SÃO PAULO, SP (FOLHAPRESS) - A continuação de "Space Jam" só deve estrear em julho, mas já é dos assuntos mais comentados do cinema. Isso porque o filme se tornou o mais novo alvo das guerras culturais que marcam os dias de hoje.
Dirigido por Malcolm D. Lee, ele agora traz o principal jogador dos Lakers, LeBron James, contracenando com os clássicos personagens do Looney Tunes. Ou alguns deles.
Conhecido pelo seu mau-cheiro e jeito insistente com as garotas, o cangambá francês Pepe Le Pew foi cancelado --em todos os sentidos.
A única cena em que o bichinho aparecia foi cortada depois de uma enxurrada de críticas que o acusavam de incentivar a cultura do estupro e o comportamento abusivo. A cena mostrava o personagem, vestido de barman, tentando beijar à força uma mulher, que reprova o ato.

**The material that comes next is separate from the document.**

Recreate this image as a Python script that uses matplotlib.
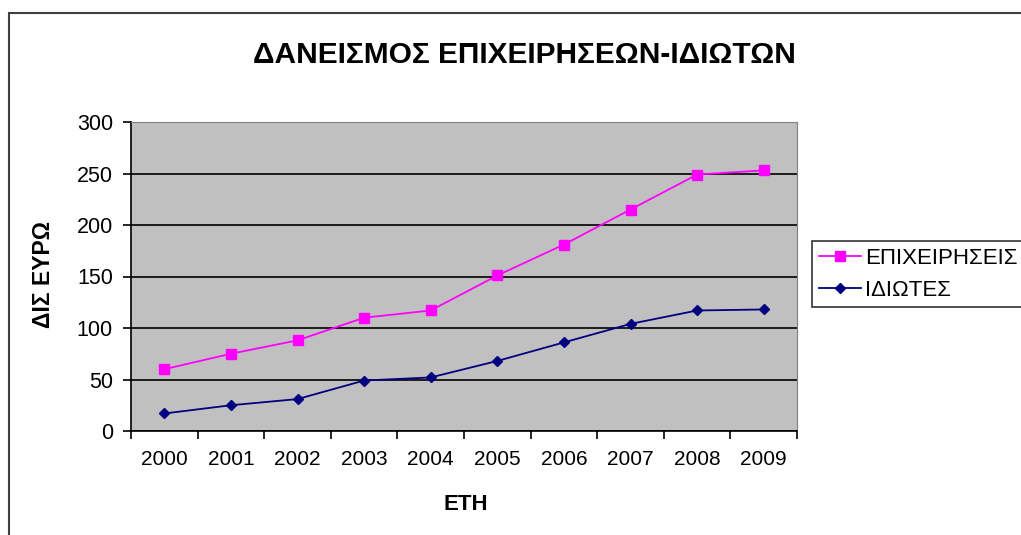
import matplotlib
matplotlib.use('Agg')
import matplotlib.pyplot as plt
from matplotlib.patches import Rectangle

years = ['2000', '2001', '2002', '2003', '2004', '2005', '2006', '2007', '2008', '2009']
epixeiriseis = [60, 75, 88, 110, 117, 151, 181, 215, 249, 253]
idiotes = [17, 25, 31, 49, 52, 68, 86, 104, 117, 118]
yticks = [0, 50, 100, 150, 200, 250, 300]

plt.rcParams['font.family'] = ['Liberation Sans', 'DejaVu Sans']

W, H = 1021, 535
fig = plt.figure(figsize=(W / 100, H / 100), dpi=100)

# chart frame (runs off the right and bottom edge like the screenshot)
fig.patches.append(Rectangle((9 / W, -0.1), 2, 1 - 13 / H + 0.1, transform=fig.transFigure,
                             fill=False, edgecolor='#404040', linewidth=1.5))

ax = fig.add_axes([131 / W, (H - 431) / H, 666 / W, 309 / H])
ax.set_facecolor('#C0C0C0')

x = list(range(len(years)))
ax.plot(x, epixeiriseis, color='#FF00FF', marker='s', markersize=6.5, linewidth=1.3,
        label='ΕΠΙΧΕΙΡΗΣΕΙΣ')
ax.plot(x, idiotes, color='#000080', marker='D', markersize=5.5, linewidth=1.3,
        label='ΙΔΙΩΤΕΣ')

ax.set_xlim(-0.5, len(years) - 0.5)
ax.set_ylim(0, 300)
ax.set_yticks(yticks)
ax.yaxis.grid(True, color='black', linewidth=1.2)
ax.set_axisbelow(True)

# ticks between categories, labels in the middle
ax.set_xticks([i - 0.5 for i in range(len(years) + 1)])
ax.set_xticklabels([])
ax.set_xticks(x, minor=True)
ax.set_xticklabels(years, minor=True)
ax.tick_params(axis='x', which='minor', length=0, pad=14, labelsize=15)
ax.tick_params(axis='x', which='major', length=6, width=1.2, direction='out')
ax.tick_params(axis='y', length=6, width=1.2, labelsize=15.5, pad=7)

for s in ['left', 'bottom']:
    ax.spines[s].set_color('black')
    ax.spines[s].set_linewidth(1.2)
for s in ['top', 'right']:
    ax.spines[s].set_color('#808080')

fig.text(524 / W, 1 - 55 / H, 'ΔΑΝΕΙΣΜΟΣ ΕΠΙΧΕΙΡΗΣΕΩΝ-ΙΔΙΩΤΩΝ', ha='center', va='center',
         fontsize=21.5, fontweight='bold')
fig.text(466 / W, 1 - 505 / H, 'ΕΤΗ', ha='center', va='center', fontsize=16, fontweight='bold')
fig.text(44 / W, 1 - 274 / H, 'ΔΙΣ ΕΥΡΩ', ha='center', va='center', rotation=90,
         fontsize=16.5, fontweight='bold')

leg = ax.legend(loc='upper left', bbox_to_anchor=(812 / W, 1 - 241 / H),
                bbox_transform=fig.transFigure, fontsize=16, frameon=True, fancybox=False,
                handlelength=1.9, handletextpad=0.2, borderpad=0.3, labelspacing=0.5,
                borderaxespad=0)
leg.get_frame().set_edgecolor('black')
leg.get_frame().set_linewidth(1.2)

fig.savefig('out.png', dpi=100)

A produção informa que o corte aconteceu há mais de um ano, embora o anúncio só tenha sido feito pouco tempo depois da publicação de um texto de Charles M. Blow, colunista do New York Times.
No texto, Blow faz duras críticas a conteúdos infantis que, segundo ele, propagam opressões estruturais, como o racismo e o machismo, e cita como exemplo o personagem Pepe Le Pew e os livros de Dr. Seuss. Seuss, aliás, teve recentemente alguns de seus livros tirados de circulação pela empresa que administra o seu espólio por esse motivo.
"Ele é realmente abusivo", diz o psicanalista e sexólogo Marcelo Bernstein, sobre Pepe Le Pew. "Uma criança pode tentar repetir o que vê. É preciso explicar que não devemos copiar o personagem."
Segundo o psicanalista, seria mais interessante se o filme mantivesse a cena e o forçasse a mudar o comportamento.
Já a professora universitária de arte e educação Luciana Grupprlli Loponte, 52, afirma que o ideal pode não ser nem o corte de cena nem a revisão de conduta, o que evidencia a complexidade desse tipo de discussão.
"O que devemos fazer com obras clássicas do Ocidente que promovem algum tipo de violência contra à mulher?", questiona. "Artistas como [Peter Paul] Rubens e [Pablo] Picasso, por exemplo, têm obras que naturalizam a objetificação feminina. É uma discussão urgente."
O cangambá não foi o único a causar dores de cabeça nos produtores do novo "Space Jam".
Ao contrário do Pepe Le Pew, a coelha Lola Bunny não foi cancelada. Mas tem uma aparência bem diferente daquela do primeiro filme.
Sem roupas justinhas, que mostravam uma silhueta sexy, a coelha veste uniformes bem confortáveis. Seus seios não estão mais aparentes.
A mudança aconteceu porque o diretor optou por "priorizar as habilidades atléticas de Lola Bunny e abandonar a objetificação do primeiro filme", como afirmou à revista Entertainment Weekly.
Apesar das críticas ao visual sexy da coelha serem antigas, o sexológo Bernstein nega ter reparado nisso quando assistiu aos filmes e desenhos da Looney Tunes.
"Eu vejo desde criança, mas nunca vi a Lola como um objeto sexual", diz ele. "Acho que dizer que todo espectador vai reduzi-la só por causa de uma roupa é uma afirmação categórica."
Ele lembra que apesar da sua sexualização excessiva no primeiro filme, Lola não deixou de ser retratada como alguém forte, que derrotava inimigos masculinos sem dificuldades.
Há quem comemore o novo visual da coelha. É o caso de Loponte, que diz ter ficado espantada com tantos comentários contrários à mudança.
"Ninguém reivindicou que o Pernalonga fosse mais viril, mas reivindicam que ela continue sexualizada", afirma.
Ao que tudo indica, os personagens de "Space Jam" continuarão rendendo polêmica. Prova disso é Ligeirinho. O esperto camundongo é o mais recente candidato ao cancelamento por causa dos estereótipos que perpetua sobre os mexicanos, segundo seus críticos.
Seu dublador, Gabriel Iglesias, nega as acusações de que o personagem seria uma representação racista dos mexicanos. "Você não consegue me pegar, cultura do cancelamento. Sou o camundongo mais rápido do México", debochou o ator no Twitter.
Nem a saída nem a continuidade de Ligeirinho foi confirmada pela Warner.